One way might be to take advantage of the 90-person office Hug opened two years ago in Egypt and use it to service more of the Grey network.
Jamal says Hug and Grey have been “aggressively pitching” in the past three months, and two weeks ago Hug won UAE dairy giant Lacnor.
“That’s big business,” says Baker, who adds that Hug and Grey are collaborating on the planning process of other pitches.
Hug launched in the UAE seven years ago, expanded into Egypt two years ago and then opened a support office in India. This year it has begun expanding into Saudi Arabia, where it has a general manager and a social media lead sitting in Grey’s office. Six people in Cairo support the kingdom exclusively, and Jamal says the agency now services “four or five businesses” there.
“In the Middle East, it’s fair to say that Grey has been an underrepresented agency given its reputation,” says Singh. “It should have been much larger and it should have been future-facing. We were a traditional company, and in today’s world, where digital is the heart of everything we do, not to have that sort of cutting-edge digital will never make us future-facing.”
Grey lacked a strong digital presence in MENA, he says, “Now we’ve gone from a Middle East network with 150 people to a future-facing, future-ready network of 300 people.”
There are no plans to merge the Hug name into Grey. “Why would I take the strongest name in the Middle East and dissolve it?” he asks. “That would be really stupid. We brought the branding because it’s so strong.”
However, he says that Hug is now “central to us”. Grey are “storytellers” and Hug “can amplify that in the digital space”.
In Dubai, Grey is now in the process of moving its office to a floor below Hug’s Media City headquarters. Hug’s team is already ensconsed in Grey’s Saudi office, and when Hug expands regionally it will cohabit with its new partner as well.
Singh, Jamal and Baker say there has been no friction so far in bringing the agencies together. “I think we are both listening to what each other wants,” says Baker. “It took us a while to finish this deal because we all wanted to get comfortable.”

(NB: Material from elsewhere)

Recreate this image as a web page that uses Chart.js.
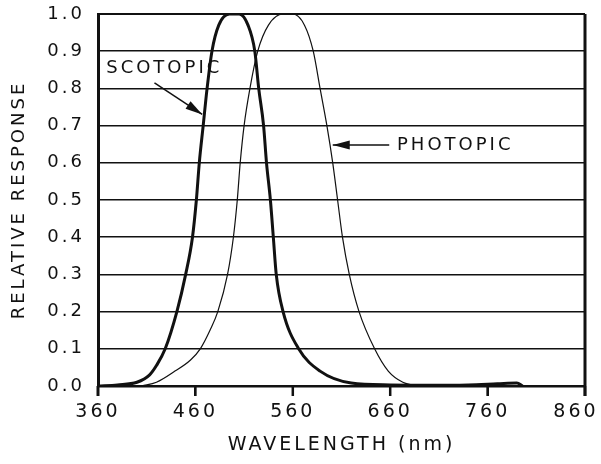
<!DOCTYPE html>
<html>
<head>
<meta charset="utf-8">
<script src="https://cdn.jsdelivr.net/npm/chart.js@4/dist/chart.umd.min.js"></script>
<style>
  html, body { margin: 0; padding: 0; background: #fff; }
  #wrap { width: 601px; height: 464px; }
</style>
</head>
<body>
<div id="wrap"><canvas id="sensChart" width="601" height="464"></canvas></div>
<script>
// wavelength (nm) / relative response
const scotopicWavelength = [360, 380, 400, 413, 420, 429, 441, 450, 457, 461, 464, 468, 472, 477, 484, 495, 505, 514, 521, 525, 530, 533, 537, 540, 543, 550, 566, 588, 620, 660, 700, 740, 770, 790, 796];
const scotopicResponse   = [0.0, 0.003, 0.01, 0.03, 0.055, 0.1, 0.2, 0.3, 0.4, 0.5, 0.6, 0.7, 0.8, 0.9, 0.97, 1.0, 1.0, 0.97, 0.9, 0.8, 0.7, 0.6, 0.5, 0.4, 0.3, 0.2, 0.1, 0.04, 0.008, 0.003, 0.002, 0.003, 0.006, 0.008, 0.0];

const photopicWavelength = [405, 420, 439, 455, 465, 475, 483, 493, 499, 503, 506, 510, 516, 524, 535, 550, 560, 572, 581, 588, 595, 601, 606, 611, 618, 628, 644, 658, 673, 690];
const photopicResponse   = [0.0, 0.01, 0.04, 0.07, 0.1, 0.15, 0.2, 0.3, 0.4, 0.5, 0.6, 0.7, 0.8, 0.9, 0.97, 1.0, 1.0, 0.97, 0.9, 0.8, 0.7, 0.6, 0.5, 0.4, 0.3, 0.2, 0.1, 0.04, 0.01, 0.0];

const xTicks = [360, 460, 560, 660, 760, 860];

const ink = "#111";
const font = "DejaVu Sans";
const spacing = "3px"; // the hand lettering is wide

function toPoints(xs, ys) {
  return xs.map((x, i) => ({ x: x, y: ys[i] }));
}

// labels + arrows, placed in data units
const notes = [
  { text: "SCOTOPIC", x: 428, y: 0.855, align: "center", from: [418, 0.815], to: [467, 0.73] },
  { text: "PHOTOPIC", x: 667, y: 0.648, align: "left", from: [659, 0.648], to: [601, 0.648] },
];

const spacingPlugin = {
  id: "spacing",
  beforeUpdate(chart) { chart.ctx.letterSpacing = spacing; },
  beforeDraw(chart) { chart.ctx.letterSpacing = spacing; },
};

const notesPlugin = {
  id: "notes",
  afterDraw(chart) {
    const { ctx, chartArea, scales } = chart;
    ctx.save();
    ctx.strokeStyle = ink;
    ctx.fillStyle = ink;

    // right + top of the frame
    ctx.lineWidth = 3;
    ctx.beginPath();
    ctx.moveTo(chartArea.right, chartArea.top);
    ctx.lineTo(chartArea.right, chartArea.bottom + 10);
    ctx.stroke();
    ctx.lineWidth = 2;
    ctx.beginPath();
    ctx.moveTo(chartArea.left, chartArea.top);
    ctx.lineTo(chartArea.right, chartArea.top);
    ctx.stroke();

    // tick marks under the x axis
    xTicks.forEach((v) => {
      const px = scales.x.getPixelForValue(v);
      ctx.lineWidth = v === 360 ? 3 : 2.5;
      ctx.beginPath();
      ctx.moveTo(px, chartArea.bottom);
      ctx.lineTo(px, chartArea.bottom + 10);
      ctx.stroke();
    });

    notes.forEach((n) => {
      ctx.font = "18px '" + font + "'";
      ctx.letterSpacing = spacing;
      ctx.textAlign = n.align;
      ctx.textBaseline = "middle";
      ctx.fillText(n.text, scales.x.getPixelForValue(n.x), scales.y.getPixelForValue(n.y));

      const x0 = scales.x.getPixelForValue(n.from[0]);
      const y0 = scales.y.getPixelForValue(n.from[1]);
      const x1 = scales.x.getPixelForValue(n.to[0]);
      const y1 = scales.y.getPixelForValue(n.to[1]);
      const ang = Math.atan2(y1 - y0, x1 - x0);
      ctx.lineWidth = 1.5;
      ctx.beginPath();
      ctx.moveTo(x0, y0);
      ctx.lineTo(x1, y1);
      ctx.stroke();
      ctx.beginPath();
      ctx.moveTo(x1, y1);
      ctx.lineTo(x1 - 17 * Math.cos(ang) + 4.5 * Math.sin(ang), y1 - 17 * Math.sin(ang) - 4.5 * Math.cos(ang));
      ctx.lineTo(x1 - 17 * Math.cos(ang) - 4.5 * Math.sin(ang), y1 - 17 * Math.sin(ang) + 4.5 * Math.cos(ang));
      ctx.closePath();
      ctx.fill();
    });
    ctx.restore();
  },
};

new Chart(document.getElementById("sensChart").getContext("2d"), {
  type: "line",
  data: {
    datasets: [
      {
        label: "Scotopic",
        data: toPoints(scotopicWavelength, scotopicResponse),
        borderColor: ink,
        borderWidth: 3,
        pointRadius: 0,
        cubicInterpolationMode: "monotone",
      },
      {
        label: "Photopic",
        data: toPoints(photopicWavelength, photopicResponse),
        borderColor: ink,
        borderWidth: 1.2,
        pointRadius: 0,
        cubicInterpolationMode: "monotone",
      },
    ],
  },
  options: {
    responsive: false,
    animation: false,
    layout: { padding: { top: 14, right: 16, left: 0, bottom: 0 } },
    plugins: {
      legend: { display: false },
      tooltip: { enabled: false },
    },
    scales: {
      x: {
        type: "linear",
        min: 360,
        max: 860,
        afterBuildTicks: (scale) => {
          scale.ticks = xTicks.map((v) => ({ value: v }));
        },
        afterFit: (scale) => {
          scale.height = 78;
          scale.paddingRight = 0;
          scale.paddingLeft = 0;
        },
        grid: { drawOnChartArea: false, color: ink, lineWidth: 2, tickLength: 10 },
        border: { color: ink, width: 2.5 },
        ticks: {
          color: ink,
          font: { family: font, size: 19 },
          padding: 5,
          maxRotation: 0,
          // last label sits a little left of its tick in the drawing
          callback: (v) => (v === 860 ? "860  " : String(v)),
        },
        title: { display: true, text: "WAVELENGTH (nm)", color: ink, font: { family: font, size: 19 }, padding: { top: 0, bottom: 8 } },
      },
      y: {
        min: 0,
        max: 1,
        afterFit: (scale) => {
          scale.width = 98;
          scale.paddingTop = 0;
          scale.paddingBottom = 0;
        },
        grid: { color: ink, lineWidth: 1.5, drawTicks: false },
        border: { color: ink, width: 3 },
        ticks: {
          stepSize: 0.1,
          color: ink,
          padding: 13,
          font: { family: font, size: 18 },
          callback: (v) => v.toFixed(1),
        },
        title: { display: true, text: "RELATIVE RESPONSE", color: ink, font: { family: font, size: 18 }, padding: { top: 9, bottom: 0 } },
      },
    },
  },
  plugins: [spacingPlugin, notesPlugin],
});
</script>
</body>
</html>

Jamal adds: “At the end of the day we don’t compete, we complement each other. As long as you complement someone there are no issues, at least as long as there are no egos.”
There may be some adjustments, though. Hug has been meeting Grey’s Beirut-based digital team, and Singh says that in 2018 the management will need to look at how to transition them from being “somewhere in between” Grey and Hug today. He adds: “We are very clear they are not going to be siloed,” and emphasises that he has made 10-15 acquisitions across his wider region and “we have made probably most of them work”.
So might Grey be looking at further acquisitions in MENA? “We look at something if it comes along,” says Singh. “I speak to anyone that comes my way.”
If he was looking to buy, he says, he would be examining areas including event management and shopper marketing. Those are offerings that Grey doesn’t have in the Middle East.
Immediately, though, Baker says Grey and Hug “have a big bet on research and data management”. He says: “We are looking at how we manage data and how we take the right decisions with that data. We are looking at creating products.” Singh praises Hug’s social listening capabilities.
Hug may even get some silverware out of the marriage. “We are changing each other for the better,” says Singh. “Our creative part is improving. Grey won at Cannes Lions, we won a Grand Prix at the Lynx. I think there will be amazing product innovations that will come from the Hug partnership.” Hug us set to become more creative, and “if it leads to awards, so be it”.
He concludes: “We are genuinely excited. We’re going to have fun.”